◆ Dataset extract
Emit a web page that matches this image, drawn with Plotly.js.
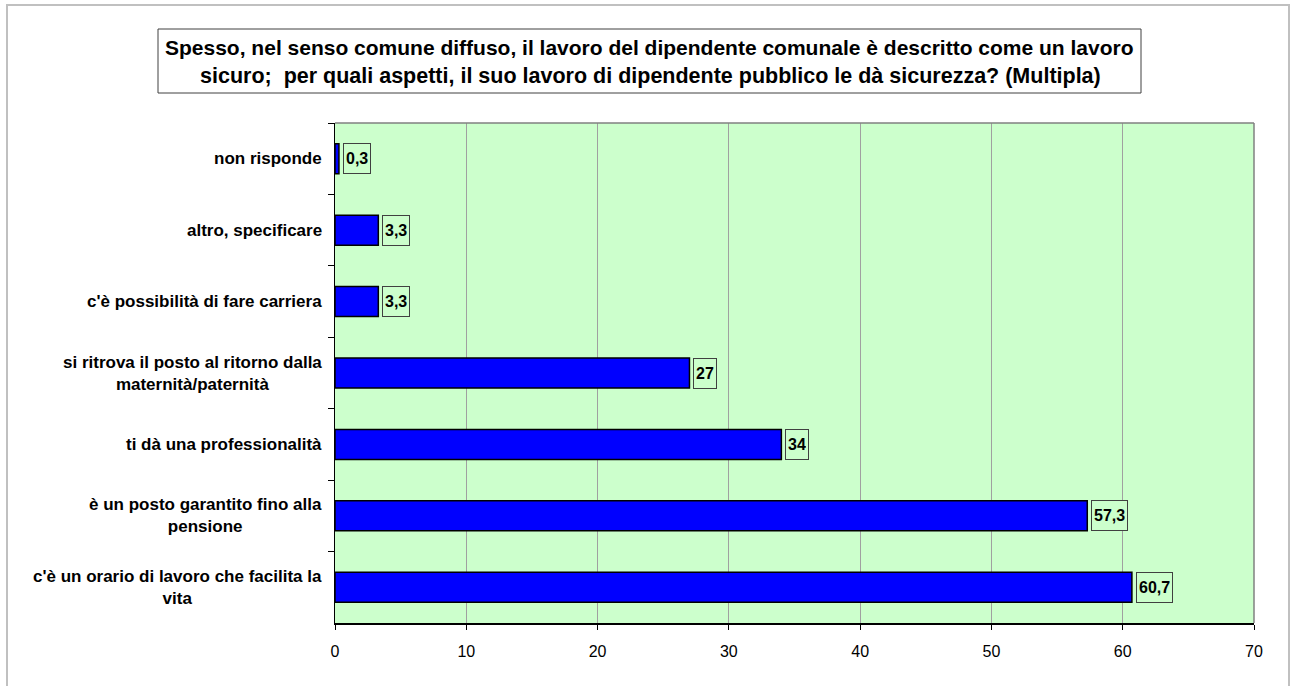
<!DOCTYPE html>
<html>
<head>
<meta charset="utf-8">
<script src="https://cdn.plot.ly/plotly-3.0.1.min.js"></script>
<style>
  body { margin: 0; background: #fff; }
  #wrap { position: relative; width: 1293px; height: 686px; overflow: hidden; }
  #frame { position: absolute; left: 6px; top: 4px; width: 1280px; height: 720px;
           border: 2px solid #c0c0c0; pointer-events: none; }
</style>
</head>
<body>
<div id="wrap">
  <div id="graph" style="width:1293px;height:686px;"></div>
  <div id="frame"></div>
</div>
<script>
// answers, top to bottom as they appear in the chart
var categories = [
    "non risponde",
    "altro, specificare",
    "c'è possibilità di fare carriera",
    "si ritrova il posto al ritorno dalla<br>maternità/paternità",
    "ti dà una professionalità",
    "è un posto garantito fino alla<br>pensione",
    "c'è un orario di lavoro che facilita la<br>vita"
];
// percentages
var values = [0.3, 3.3, 3.3, 27, 34, 57.3, 60.7];
var xTicks = [0, 10, 20, 30, 40, 50, 60, 70];
var titleLine1 = "Spesso, nel senso comune diffuso, il lavoro del dipendente comunale è descritto come un lavoro";
var titleLine2 = "sicuro;\u00A0 per quali aspetti, il suo lavoro di dipendente pubblico le dà sicurezza? (Multipla)";

drawGraph();

function drawGraph()
{
    // plot area in pixels
    var left = 335, right = 1254, top = 123, bottom = 623;
    function px(x) { return (x - left) / (right - left); }
    function py(y) { return (bottom - y) / (bottom - top); }

    var font = "Liberation Sans, Arial, sans-serif";

    var bars = {
        type: "bar",
        orientation: "h",
        x: values,
        y: categories,
        width: 0.42,
        marker: { color: "#0000ff", line: { color: "#000000", width: 1.5 } },
        hoverinfo: "none"
    };

    var notes = [];
    // category labels, centred lines, right edge next to the axis
    for (var i = 0; i < categories.length; i++) {
        notes.push({
            xref: "paper", x: 0, xanchor: "right", xshift: -11,
            yref: "y", y: categories[i], yanchor: "middle",
            text: categories[i], align: "center", showarrow: false,
            font: { family: font, size: 17, color: "#000", weight: 700 }
        });
        // value labels in a little box
        notes.push({
            xref: "x", x: values[i], xanchor: "left", xshift: 4,
            yref: "y", y: categories[i], yanchor: "middle",
            text: String(values[i]).replace(".", ","), showarrow: false,
            bgcolor: "#ccffcc", bordercolor: "#404040", borderwidth: 1, borderpad: 2,
            height: 25,
            font: { family: font, size: 16, color: "#000", weight: 700 }
        });
    }
    // title lines
    notes.push({
        xref: "paper", x: px(649.5), xanchor: "center",
        yref: "paper", y: py(47), yanchor: "middle",
        text: titleLine1, showarrow: false,
        font: { family: font, size: 21, color: "#000", weight: 700 }
    });
    notes.push({
        xref: "paper", x: px(650), xanchor: "center",
        yref: "paper", y: py(76), yanchor: "middle",
        text: titleLine2, showarrow: false,
        font: { family: font, size: 21.5, color: "#000", weight: 700 }
    });

    var layout = {
        width: 1293,
        height: 686,
        margin: { l: left, r: 1293 - right, t: top, b: 686 - bottom, pad: 0 },
        paper_bgcolor: "#ffffff",
        plot_bgcolor: "#ccffcc",
        showlegend: false,
        xaxis: {
            range: [0, 70],
            tickvals: xTicks,
            showgrid: true,
            gridcolor: "#a0a0a0",
            gridwidth: 1,
            zeroline: false,
            showline: true,
            linecolor: "#000",
            linewidth: 1.5,
            ticks: "outside",
            ticklen: 5,
            tickcolor: "#000",
            ticklabelstandoff: 8,
            tickfont: { family: font, size: 16, color: "#000" }
        },
        yaxis: {
            type: "category",
            autorange: "reversed",
            showticklabels: false,
            showgrid: false,
            zeroline: false,
            showline: true,
            linecolor: "#000",
            linewidth: 1.5,
            ticks: "outside",
            tickson: "boundaries",
            ticklen: 6,
            tickcolor: "#000"
        },
        shapes: [
            // title box
            { type: "rect", xref: "paper", yref: "paper",
              x0: px(158), x1: px(1141), y0: py(93), y1: py(29),
              line: { color: "#404040", width: 1 }, fillcolor: "rgba(0,0,0,0)" },
            // plot frame top and right
            { type: "line", xref: "paper", yref: "paper", x0: 0, x1: 1, y0: 1, y1: 1,
              line: { color: "#808080", width: 1.5 } },
            { type: "line", xref: "paper", yref: "paper", x0: 1, x1: 1, y0: 0, y1: 1,
              line: { color: "#808080", width: 1.5 } }
        ],
        annotations: notes
    };

    Plotly.newPlot("graph", [bars], layout, { displayModeBar: false, staticPlot: true });
}
</script>
</body>
</html>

◆ Request
All the lines above are to be given again exactly as they read, with the pictures removed.

◆ Written solution
Emit a web page that matches this image, drawn with Plotly.js.
<!DOCTYPE html>
<html>
<head>
<meta charset="utf-8">
<script src="https://cdn.plot.ly/plotly-3.0.1.min.js"></script>
<style>
  body { margin: 0; background: #fff; }
  #wrap { position: relative; width: 1293px; height: 686px; overflow: hidden; }
  #frame { position: absolute; left: 6px; top: 4px; width: 1280px; height: 720px;
           border: 2px solid #c0c0c0; pointer-events: none; }
</style>
</head>
<body>
<div id="wrap">
  <div id="graph" style="width:1293px;height:686px;"></div>
  <div id="frame"></div>
</div>
<script>
// answers, top to bottom as they appear in the chart
var categories = [
    "non risponde",
    "altro, specificare",
    "c'è possibilità di fare carriera",
    "si ritrova il posto al ritorno dalla<br>maternità/paternità",
    "ti dà una professionalità",
    "è un posto garantito fino alla<br>pensione",
    "c'è un orario di lavoro che facilita la<br>vita"
];
// percentages
var values = [0.3, 3.3, 3.3, 27, 34, 57.3, 60.7];
var xTicks = [0, 10, 20, 30, 40, 50, 60, 70];
var titleLine1 = "Spesso, nel senso comune diffuso, il lavoro del dipendente comunale è descritto come un lavoro";
var titleLine2 = "sicuro;\u00A0 per quali aspetti, il suo lavoro di dipendente pubblico le dà sicurezza? (Multipla)";

drawGraph();

function drawGraph()
{
    // plot area in pixels
    var left = 335, right = 1254, top = 123, bottom = 623;
    function px(x) { return (x - left) / (right - left); }
    function py(y) { return (bottom - y) / (bottom - top); }

    var font = "Liberation Sans, Arial, sans-serif";

    var bars = {
        type: "bar",
        orientation: "h",
        x: values,
        y: categories,
        width: 0.42,
        marker: { color: "#0000ff", line: { color: "#000000", width: 1.5 } },
        hoverinfo: "none"
    };

    var notes = [];
    // category labels, centred lines, right edge next to the axis
    for (var i = 0; i < categories.length; i++) {
        notes.push({
            xref: "paper", x: 0, xanchor: "right", xshift: -11,
            yref: "y", y: categories[i], yanchor: "middle",
            text: categories[i], align: "center", showarrow: false,
            font: { family: font, size: 17, color: "#000", weight: 700 }
        });
        // value labels in a little box
        notes.push({
            xref: "x", x: values[i], xanchor: "left", xshift: 4,
            yref: "y", y: categories[i], yanchor: "middle",
            text: String(values[i]).replace(".", ","), showarrow: false,
            bgcolor: "#ccffcc", bordercolor: "#404040", borderwidth: 1, borderpad: 2,
            height: 25,
            font: { family: font, size: 16, color: "#000", weight: 700 }
        });
    }
    // title lines
    notes.push({
        xref: "paper", x: px(649.5), xanchor: "center",
        yref: "paper", y: py(47), yanchor: "middle",
        text: titleLine1, showarrow: false,
        font: { family: font, size: 21, color: "#000", weight: 700 }
    });
    notes.push({
        xref: "paper", x: px(650), xanchor: "center",
        yref: "paper", y: py(76), yanchor: "middle",
        text: titleLine2, showarrow: false,
        font: { family: font, size: 21.5, color: "#000", weight: 700 }
    });

    var layout = {
        width: 1293,
        height: 686,
        margin: { l: left, r: 1293 - right, t: top, b: 686 - bottom, pad: 0 },
        paper_bgcolor: "#ffffff",
        plot_bgcolor: "#ccffcc",
        showlegend: false,
        xaxis: {
            range: [0, 70],
            tickvals: xTicks,
            showgrid: true,
            gridcolor: "#a0a0a0",
            gridwidth: 1,
            zeroline: false,
            showline: true,
            linecolor: "#000",
            linewidth: 1.5,
            ticks: "outside",
            ticklen: 5,
            tickcolor: "#000",
            ticklabelstandoff: 8,
            tickfont: { family: font, size: 16, color: "#000" }
        },
        yaxis: {
            type: "category",
            autorange: "reversed",
            showticklabels: false,
            showgrid: false,
            zeroline: false,
            showline: true,
            linecolor: "#000",
            linewidth: 1.5,
            ticks: "outside",
            tickson: "boundaries",
            ticklen: 6,
            tickcolor: "#000"
        },
        shapes: [
            // title box
            { type: "rect", xref: "paper", yref: "paper",
              x0: px(158), x1: px(1141), y0: py(93), y1: py(29),
              line: { color: "#404040", width: 1 }, fillcolor: "rgba(0,0,0,0)" },
            // plot frame top and right
            { type: "line", xref: "paper", yref: "paper", x0: 0, x1: 1, y0: 1, y1: 1,
              line: { color: "#808080", width: 1.5 } },
            { type: "line", xref: "paper", yref: "paper", x0: 1, x1: 1, y0: 0, y1: 1,
              line: { color: "#808080", width: 1.5 } }
        ],
        annotations: notes
    };

    Plotly.newPlot("graph", [bars], layout, { displayModeBar: false, staticPlot: true });
}
</script>
</body>
</html>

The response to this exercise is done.